Some thoughts: to start out with, much of what has been happening could have been predicted, Lee Kyriacou, director of Novanta, tells GlobeSt.com. “Banks don't have a lot of lending options with their loan-to-deposit ratio well below 100%, and they are looking to deploy liabilities against higher-earning assets,” he says. “They don’t want to lend their money right now. As such, they are bidding up prices for FDIC-sourced assets.”
Also, the dwindling capital gain ratio does not necessarily mean that the best deals have passed, Tino Korologos, managing director with the Real Estate Consulting practice at Deloitte Financial Advisory Services, tells GlobeSt.com. “The majority of the banks that are being closed involve some sale to a healthy bank with a loss sharing agreement,” he says. “At this point in time, there haven’t been many sales of these loans, so I wouldn’t characterize the market as paying a premium.”
More to the point, Korologos says, the opportunities are far from over. “There are still hundreds of banks facing challenges and while some asset values may have started to stabilize, those are the prime assets in prime markets. The secondary and tertiary markets are not there yet.”

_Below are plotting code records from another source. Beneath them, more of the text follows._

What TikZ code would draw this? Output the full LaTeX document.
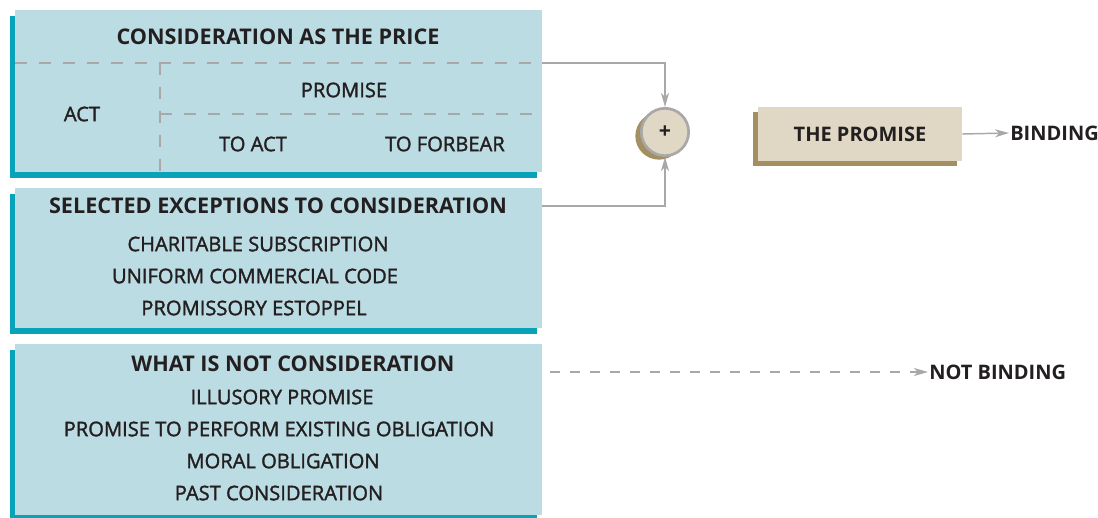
\documentclass[tikz,border=0pt]{standalone}
\usepackage{fontspec}
\setmainfont{Open Sans}
\newfontfamily\itemfont[FakeBold=1.6]{Open Sans}
\usepackage{xcolor}
\usetikzlibrary{arrows.meta,shadows}

\definecolor{boxblue}{HTML}{BCDCE4}
\definecolor{boxteal}{HTML}{08A3B8}
\definecolor{promisefill}{HTML}{E0D8C4}
\definecolor{promiseshade}{HTML}{A38F60}
\definecolor{linegray}{HTML}{A8A8A8}
\definecolor{textdark}{HTML}{231F20}

\tikzset{
  bluebox/.style={fill=boxblue, anchor=north west, inner sep=0pt, minimum width=395.25pt,
    drop shadow={shadow xshift=-3.75pt, shadow yshift=-4.5pt, fill=boxteal, opacity=1}},
  head/.style={font=\fontsize{16.2}{18}\selectfont\bfseries, text=textdark, inner sep=0.75pt},
  item/.style={font=\fontsize{15.1}{17}\selectfont\itemfont, text=textdark, inner sep=0.75pt},
  result/.style={font=\fontsize{15}{17}\selectfont\bfseries, text=textdark, inner sep=0.75pt},
  sepline/.style={draw=linegray, dash pattern=on 9pt off 9pt, line width=1pt},
  conn/.style={draw=linegray, line width=1.1pt, -{Stealth[length=10.5pt,width=6pt,inset=3pt]}},
  promisebox/.style={fill=promisefill, inner sep=0pt, minimum width=153pt, minimum height=40.5pt,
    drop shadow={shadow xshift=-3.75pt, shadow yshift=-3.75pt, fill=promiseshade, opacity=1}},
}

\begin{document}
\begin{tikzpicture}[x=0.75pt,y=0.75pt,yscale=-1,xscale=1]
\useasboundingbox (0,0) rectangle (1098,517);

% three blue boxes
\node [bluebox, minimum height=121.5pt] (price) at (15,10) {};
\node [bluebox, minimum height=105pt] (except) at (15,188) {};
\node [bluebox, minimum height=128.25pt] (notcons) at (15,344) {};

% consideration as the price
\draw [sepline] (15,63) -- (542,63) ;
\draw [sepline] (160,63) -- (160,172) ;
\draw [sepline] (160,114) -- (542,114) ;

\node [head] (pricehead) at (278,37) {CONSIDERATION AS THE PRICE};
\node [item] (act) at (82,114) {ACT};
\node [item] (promise1) at (344,90) {PROMISE};
\node [item] (toact) at (253,144) {TO ACT};
\node [item] (forbear) at (445,144) {TO FORBEAR};

% exceptions
\node [head] (excepthead) at (278,206) {SELECTED EXCEPTIONS TO CONSIDERATION};
\node [item] (charity) at (258,244) {CHARITABLE SUBSCRIPTION};
\node [item] (ucc) at (255,276) {UNIFORM COMMERCIAL CODE};
\node [item] (estoppel) at (254,308) {PROMISSORY ESTOPPEL};

% not consideration
\node [head] (nothead) at (293,364) {WHAT IS NOT CONSIDERATION};
\node [item] (illusory) at (282,397) {ILLUSORY PROMISE};
\node [item] (existing) at (279,429) {PROMISE TO PERFORM EXISTING OBLIGATION};
\node [item] (moral) at (283,461) {MORAL OBLIGATION};
\node [item] (past) at (279,493) {PAST CONSIDERATION};

% plus circle and the promise
\node [circle, draw=linegray, line width=2pt, fill=promisefill, minimum size=35.5pt, inner sep=0pt,
  font=\fontsize{16}{18}\selectfont\bfseries, text=textdark,
  drop shadow={shadow xshift=-4.5pt, shadow yshift=-3pt, fill=promiseshade, opacity=1}] (plus) at (665,132) {+};
\node [promisebox, result] (promise) at (860,134) {THE PROMISE};
\node [result, anchor=west] (binding) at (1009,133) {BINDING};
\node [result, anchor=west] (notbinding) at (928,372) {NOT BINDING};

\coordinate (pricejoin) at (542,63);
\coordinate (exceptjoin) at (542,206);
\coordinate (notjoin) at (550,372);

\draw [conn] (pricejoin) -| (plus.north) ;
\draw [conn] (exceptjoin) -| (plus.south) ;
\draw [conn] (promise.east) -- (binding.west) ;
\draw [conn, dash pattern=on 7.5pt off 7.5pt] (notjoin) -- (notbinding.west) ;
\end{tikzpicture}
\end{document}
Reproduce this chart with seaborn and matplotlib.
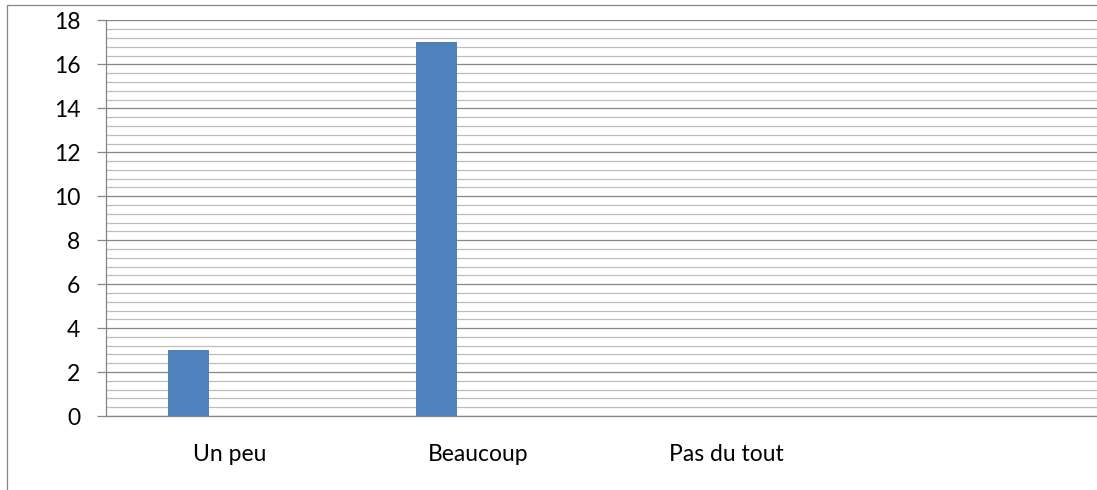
import matplotlib
matplotlib.use("Agg")
import numpy as np
import pandas as pd
import matplotlib.pyplot as plt
import seaborn as sns
from matplotlib.patches import Rectangle
from matplotlib.ticker import MultipleLocator

# Données du graphique
categories = ["Un peu", "Beaucoup", "Pas du tout", ""]
series = ["Série 1", "Série 2", "Série 3"]
serie1 = [3, 17, 0, 0]
serie2 = [0, 0, 0, 0]
serie3 = [0, 0, 0, 0]

rows = []
for nom, vals in zip(series, [serie1, serie2, serie3]):
    for cat, v in zip(categories, vals):
        rows.append({"Catégorie": cat, "Série": nom, "Valeur": v})
df = pd.DataFrame(rows)

sns.set_style("white")
plt.rcParams["font.family"] = ["Lato", "DejaVu Sans"]

W, H = 1097, 490
fig = plt.figure(figsize=(W / 100, H / 100), dpi=100)
ax = fig.add_axes([106 / W, (H - 416) / H, 992 / W, (416 - 20.5) / H])

sns.barplot(data=df, x="Catégorie", y="Valeur", hue="Série",
            order=categories, hue_order=series,
            palette=["#4F81BD", "#C0504D", "#9BBB59"], saturation=1,
            width=0.5, gap=0, linewidth=0, errorbar=None,
            legend=False, ax=ax)

ax.set_xlim(-0.5, len(categories) - 0.5)
ax.set_ylim(0, 18)
ax.yaxis.set_major_locator(MultipleLocator(2))
ax.yaxis.set_minor_locator(MultipleLocator(0.4))
ax.set_axisbelow(True)
ax.grid(which="major", axis="y", color="#868686", linewidth=0.9)
ax.grid(which="minor", axis="y", color="#bdbdbd", linewidth=0.9)
ax.grid(which="both", axis="x", visible=False)

for s in ["top", "right"]:
    ax.spines[s].set_visible(False)
for s in ["left", "bottom"]:
    ax.spines[s].set_color("#868686")
    ax.spines[s].set_linewidth(0.9)

ax.tick_params(axis="y", which="major", direction="out", length=6.5,
               width=0.9, color="#868686", pad=12, labelsize=16.5,
               labelcolor="black", left=True)
ax.tick_params(axis="y", which="minor", length=0)
ax.tick_params(axis="x", length=0, pad=20, labelsize=16.5, labelcolor="black")
ax.set_xlabel("")
ax.set_ylabel("")

# cadre du graphique (coupé à droite et en bas)
fig.patches.append(Rectangle((7 / W, -0.2), 1.3, 1.2 - 5 / H,
                             transform=fig.transFigure, fill=False,
                             edgecolor="#868686", linewidth=0.9))

fig.savefig("out.png", dpi=100)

Still, there is a chance that the FDIC is eventually going to find the sale of these failed banks and deposits not profitable, or not even moving that much--and when that happens its other programs, such as its structured sales, may receive a boost, says Michael Ruggio, former FDIC senior counsel of the agency's Director and Officer Liability Section and now a partner with Roetzel & Andress. “With the recent declines in value of some of the assets these banks hold--particularly real estate--it is difficult for institutions to acquire some of these institutions unless they are guaranteed a higher degree of protection by the FDIC.”
By contrast, the FDIC has traditionally excelled in repackaging and reselling assets, Ruggio says, and the current iteration of this--the structured sales program--is doing well. “That, I think, is going to grow. We will see more assets funneled there.”